Plans for a third coal-fired power plant at Delta are dead.

The Intermountain Power Agency said Wednesday it will let the air-quality permit for a coal-fired Unit 3 expire. Instead, the company will focus on other options for the central Utah site, said IPA spokesman John Ward.

"The understanding within IPA is that if there were ever an attempt to start another third coal-fired power unit at that location, they would have to start over," he said. "This particular permit application would be moot."

Environmental groups, who have been fighting Unit 3 since it was first proposed, applauded the move.

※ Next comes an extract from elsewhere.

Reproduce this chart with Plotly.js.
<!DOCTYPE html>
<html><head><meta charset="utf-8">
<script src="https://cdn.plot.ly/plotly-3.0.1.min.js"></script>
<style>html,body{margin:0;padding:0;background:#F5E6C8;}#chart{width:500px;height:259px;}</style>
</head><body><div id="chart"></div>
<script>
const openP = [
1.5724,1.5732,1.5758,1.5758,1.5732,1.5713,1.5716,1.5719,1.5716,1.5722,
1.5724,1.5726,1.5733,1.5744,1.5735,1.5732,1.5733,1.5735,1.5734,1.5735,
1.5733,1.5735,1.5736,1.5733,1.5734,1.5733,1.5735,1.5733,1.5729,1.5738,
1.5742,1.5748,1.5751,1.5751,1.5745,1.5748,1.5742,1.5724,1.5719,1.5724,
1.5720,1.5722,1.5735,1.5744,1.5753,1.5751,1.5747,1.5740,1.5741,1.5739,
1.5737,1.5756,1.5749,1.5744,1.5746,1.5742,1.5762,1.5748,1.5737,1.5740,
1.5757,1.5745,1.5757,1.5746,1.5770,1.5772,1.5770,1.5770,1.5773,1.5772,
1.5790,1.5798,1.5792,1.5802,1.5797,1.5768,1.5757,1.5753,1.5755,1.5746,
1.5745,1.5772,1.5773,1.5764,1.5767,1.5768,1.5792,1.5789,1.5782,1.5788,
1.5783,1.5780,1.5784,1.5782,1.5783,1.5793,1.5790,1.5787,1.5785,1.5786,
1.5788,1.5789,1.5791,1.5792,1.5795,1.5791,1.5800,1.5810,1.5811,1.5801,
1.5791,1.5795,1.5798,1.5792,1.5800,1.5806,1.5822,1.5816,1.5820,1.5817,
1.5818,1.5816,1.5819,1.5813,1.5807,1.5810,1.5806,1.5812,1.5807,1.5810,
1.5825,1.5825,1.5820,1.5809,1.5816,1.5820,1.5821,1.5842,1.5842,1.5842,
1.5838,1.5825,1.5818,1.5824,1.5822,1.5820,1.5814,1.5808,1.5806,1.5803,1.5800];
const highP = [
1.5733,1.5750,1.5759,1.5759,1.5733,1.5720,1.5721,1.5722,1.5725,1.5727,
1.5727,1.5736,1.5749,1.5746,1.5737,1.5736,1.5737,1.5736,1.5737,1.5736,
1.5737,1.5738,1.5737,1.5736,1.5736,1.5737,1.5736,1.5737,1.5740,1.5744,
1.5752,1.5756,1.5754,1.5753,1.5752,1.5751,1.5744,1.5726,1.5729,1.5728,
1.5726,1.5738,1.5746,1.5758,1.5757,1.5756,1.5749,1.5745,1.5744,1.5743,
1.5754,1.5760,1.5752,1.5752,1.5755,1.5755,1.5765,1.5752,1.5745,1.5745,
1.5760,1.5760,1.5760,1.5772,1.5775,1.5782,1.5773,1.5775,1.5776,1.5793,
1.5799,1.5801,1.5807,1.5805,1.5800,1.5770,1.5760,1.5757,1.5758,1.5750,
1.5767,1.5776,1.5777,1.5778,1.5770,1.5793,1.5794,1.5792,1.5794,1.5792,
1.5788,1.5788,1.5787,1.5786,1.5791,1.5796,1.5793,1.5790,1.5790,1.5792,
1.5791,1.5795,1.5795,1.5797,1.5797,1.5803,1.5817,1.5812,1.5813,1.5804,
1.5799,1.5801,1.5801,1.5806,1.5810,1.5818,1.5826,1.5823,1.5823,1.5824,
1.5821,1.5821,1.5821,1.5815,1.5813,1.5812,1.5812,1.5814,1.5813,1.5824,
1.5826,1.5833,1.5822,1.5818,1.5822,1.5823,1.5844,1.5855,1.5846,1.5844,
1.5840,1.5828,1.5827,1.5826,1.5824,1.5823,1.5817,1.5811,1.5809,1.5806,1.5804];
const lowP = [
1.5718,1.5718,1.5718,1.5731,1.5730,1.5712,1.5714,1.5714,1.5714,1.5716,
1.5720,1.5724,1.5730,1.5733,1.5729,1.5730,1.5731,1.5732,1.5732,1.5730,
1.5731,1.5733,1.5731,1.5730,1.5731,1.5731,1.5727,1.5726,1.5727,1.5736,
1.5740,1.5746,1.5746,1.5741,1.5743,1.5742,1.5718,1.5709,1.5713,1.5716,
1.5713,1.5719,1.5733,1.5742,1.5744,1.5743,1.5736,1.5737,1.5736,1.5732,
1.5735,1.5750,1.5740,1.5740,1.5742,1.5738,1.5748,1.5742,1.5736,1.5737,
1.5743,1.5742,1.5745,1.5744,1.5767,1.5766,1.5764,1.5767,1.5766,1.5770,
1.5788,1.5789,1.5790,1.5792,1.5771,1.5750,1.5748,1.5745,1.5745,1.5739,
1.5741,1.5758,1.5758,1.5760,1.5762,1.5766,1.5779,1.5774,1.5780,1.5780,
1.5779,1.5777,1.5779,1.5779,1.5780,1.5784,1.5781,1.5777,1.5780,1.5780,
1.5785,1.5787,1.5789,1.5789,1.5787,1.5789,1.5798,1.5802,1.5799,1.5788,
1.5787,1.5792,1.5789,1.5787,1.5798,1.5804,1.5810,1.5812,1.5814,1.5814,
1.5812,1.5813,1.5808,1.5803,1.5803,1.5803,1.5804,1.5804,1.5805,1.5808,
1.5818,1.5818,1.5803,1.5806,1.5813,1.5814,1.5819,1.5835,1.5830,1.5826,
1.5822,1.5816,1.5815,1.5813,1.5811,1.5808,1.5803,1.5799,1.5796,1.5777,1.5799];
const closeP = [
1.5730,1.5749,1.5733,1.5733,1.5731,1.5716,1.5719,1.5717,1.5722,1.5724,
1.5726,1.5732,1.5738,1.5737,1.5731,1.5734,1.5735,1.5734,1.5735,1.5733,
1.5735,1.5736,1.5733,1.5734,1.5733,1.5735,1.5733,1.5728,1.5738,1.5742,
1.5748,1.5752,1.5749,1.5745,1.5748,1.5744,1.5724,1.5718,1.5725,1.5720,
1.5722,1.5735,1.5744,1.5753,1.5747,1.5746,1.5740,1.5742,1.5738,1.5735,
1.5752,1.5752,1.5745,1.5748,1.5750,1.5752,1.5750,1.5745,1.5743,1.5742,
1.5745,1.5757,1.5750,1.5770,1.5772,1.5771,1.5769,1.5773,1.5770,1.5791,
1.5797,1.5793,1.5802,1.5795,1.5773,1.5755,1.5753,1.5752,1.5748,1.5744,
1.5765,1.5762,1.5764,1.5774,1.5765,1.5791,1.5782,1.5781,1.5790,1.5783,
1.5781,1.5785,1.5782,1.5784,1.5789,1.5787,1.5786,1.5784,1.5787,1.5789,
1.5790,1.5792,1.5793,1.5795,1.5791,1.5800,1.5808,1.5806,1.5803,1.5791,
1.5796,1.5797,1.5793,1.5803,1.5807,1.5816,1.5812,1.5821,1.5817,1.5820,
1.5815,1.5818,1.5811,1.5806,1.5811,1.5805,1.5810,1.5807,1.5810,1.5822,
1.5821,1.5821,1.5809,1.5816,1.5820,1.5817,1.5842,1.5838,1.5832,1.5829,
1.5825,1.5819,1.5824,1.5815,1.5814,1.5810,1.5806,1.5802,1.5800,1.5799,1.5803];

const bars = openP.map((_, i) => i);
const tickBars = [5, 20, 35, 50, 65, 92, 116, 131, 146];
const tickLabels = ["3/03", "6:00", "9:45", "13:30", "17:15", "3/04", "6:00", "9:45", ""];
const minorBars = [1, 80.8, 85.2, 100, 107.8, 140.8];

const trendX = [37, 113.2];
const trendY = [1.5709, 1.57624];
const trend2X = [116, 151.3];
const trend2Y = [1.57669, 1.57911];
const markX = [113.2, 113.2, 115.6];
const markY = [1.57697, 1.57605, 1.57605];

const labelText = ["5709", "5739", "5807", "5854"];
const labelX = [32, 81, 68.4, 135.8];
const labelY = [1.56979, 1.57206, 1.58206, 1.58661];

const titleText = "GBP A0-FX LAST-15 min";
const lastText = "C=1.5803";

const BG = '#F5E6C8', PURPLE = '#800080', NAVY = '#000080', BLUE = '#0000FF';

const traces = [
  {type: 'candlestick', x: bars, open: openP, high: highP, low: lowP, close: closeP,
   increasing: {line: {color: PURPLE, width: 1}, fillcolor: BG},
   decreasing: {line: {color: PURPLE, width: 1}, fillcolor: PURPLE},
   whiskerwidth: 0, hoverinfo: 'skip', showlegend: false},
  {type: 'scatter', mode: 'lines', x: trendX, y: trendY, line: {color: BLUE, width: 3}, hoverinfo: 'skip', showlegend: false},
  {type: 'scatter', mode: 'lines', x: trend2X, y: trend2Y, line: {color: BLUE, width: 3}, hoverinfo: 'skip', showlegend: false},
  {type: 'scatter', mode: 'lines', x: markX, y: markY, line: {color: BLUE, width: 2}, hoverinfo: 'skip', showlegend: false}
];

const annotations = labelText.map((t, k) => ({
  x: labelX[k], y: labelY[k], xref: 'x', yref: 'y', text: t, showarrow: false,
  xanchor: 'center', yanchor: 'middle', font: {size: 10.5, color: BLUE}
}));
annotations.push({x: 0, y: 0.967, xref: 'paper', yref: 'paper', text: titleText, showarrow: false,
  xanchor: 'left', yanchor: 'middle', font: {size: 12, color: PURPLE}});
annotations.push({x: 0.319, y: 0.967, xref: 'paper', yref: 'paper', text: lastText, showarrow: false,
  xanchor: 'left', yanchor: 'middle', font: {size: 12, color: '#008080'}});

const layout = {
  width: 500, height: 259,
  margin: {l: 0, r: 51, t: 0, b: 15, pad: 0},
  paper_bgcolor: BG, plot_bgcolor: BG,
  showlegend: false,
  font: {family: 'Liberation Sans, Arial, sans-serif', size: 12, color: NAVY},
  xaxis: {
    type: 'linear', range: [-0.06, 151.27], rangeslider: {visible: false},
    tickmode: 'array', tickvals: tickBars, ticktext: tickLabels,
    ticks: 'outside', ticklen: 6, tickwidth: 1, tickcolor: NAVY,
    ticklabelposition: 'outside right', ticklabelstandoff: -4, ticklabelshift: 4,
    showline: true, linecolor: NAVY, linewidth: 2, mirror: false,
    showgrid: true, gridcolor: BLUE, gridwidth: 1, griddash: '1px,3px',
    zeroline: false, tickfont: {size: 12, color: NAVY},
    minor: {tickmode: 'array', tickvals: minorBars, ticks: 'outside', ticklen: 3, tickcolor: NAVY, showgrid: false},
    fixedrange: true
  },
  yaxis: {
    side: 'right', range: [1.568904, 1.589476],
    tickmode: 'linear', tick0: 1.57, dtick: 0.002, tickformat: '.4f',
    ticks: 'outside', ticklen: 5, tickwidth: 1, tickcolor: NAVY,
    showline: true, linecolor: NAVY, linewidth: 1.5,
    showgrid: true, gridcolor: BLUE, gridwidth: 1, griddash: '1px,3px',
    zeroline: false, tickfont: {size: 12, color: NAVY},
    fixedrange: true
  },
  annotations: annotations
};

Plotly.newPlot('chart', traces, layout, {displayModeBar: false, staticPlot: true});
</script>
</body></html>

The plant "would have burdened Utah with more coal-burning pollution," said Wayne Hoskinson, chairman of the Utah Chapter of the Sierra Club. "This opens the door for additional renewable projects, like the Milford wind development, allowing the state to still be an exporter of energy without the cost of worsened air quality and more mercury pollution."

The Sierra Club's appeal of the Unit 3 air permit has been on hold for more than a year, while IPA, the Los Angeles Department of Water and Power and the Utah Associated Municipal Power Systems were in court over a breach-of-contract suit over the new 900-megawatt generating station. That suit was settled quietly last month.

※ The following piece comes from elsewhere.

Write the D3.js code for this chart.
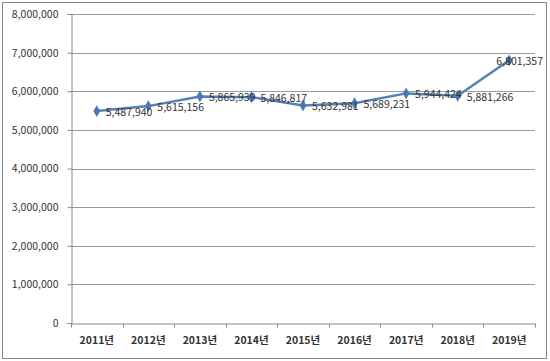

UAMPS, which has 36 local-utility members that participate in the Intermountain Power Project Unit 3 Project, was able to recoup some of its costs, estimated at about $6.4 million in the original 2007 lawsuit. Some cities already have received checks. Although it fought for the right to defend the permit last year before the Utah Air Quality Board, now the group has no interest in pushing forward with Unit 3, said attorney Matthew McNulty.

"It's not up to UAMPS to defend the [air-quality] permit," he said.

The Sierra Club said the plant permit should not have been granted because its emissions would impair the visibility of national parks, including Capitol Reef, and it did not make use of the latest clean-coal technology.

IPP Unit 3's fate is being repeated nationwide, according to Tim Wagner, former director of the Sierra Club's smart energy campaign. Of the 150 coal-fired power plants planned for the United State in the past few years, about 100 have been permanently or indefinitely shelved.

There are two remaining power plants proposed for Utah, the 270-megawatt Sevier Power generating station in Sigurd, which also is being challenged by the Sierra Club, and the 86-megawatt Bonanza Plant near Vernal.

Meanwhile, there has been no change in the official status of the IPP Unit 3 permit appeal at the Utah Air Quality Board, said attorney Fred Nelson.

"The matter is just in limbo," said Nelson, noting that he has not heard from either side about ending the appeal.

Los Angeles has not officially announced its Unit 3 plans. But just last week, Mayor Antonio Villaraigosa said his city would completely wean its 1.45 million electricity customers from coal-fired power by 2020.

"The cancellation of IPP Unit No. 3 is really an indicator of a changing world," said V. John White, of the Center of Energy Efficiency and Renewable Technologies in Sacramento, California.

"It reflects a changing need of power customers, increasing awareness of the dirty footprint associated with coal, and a strong desire to pursue a new, cleaner direction."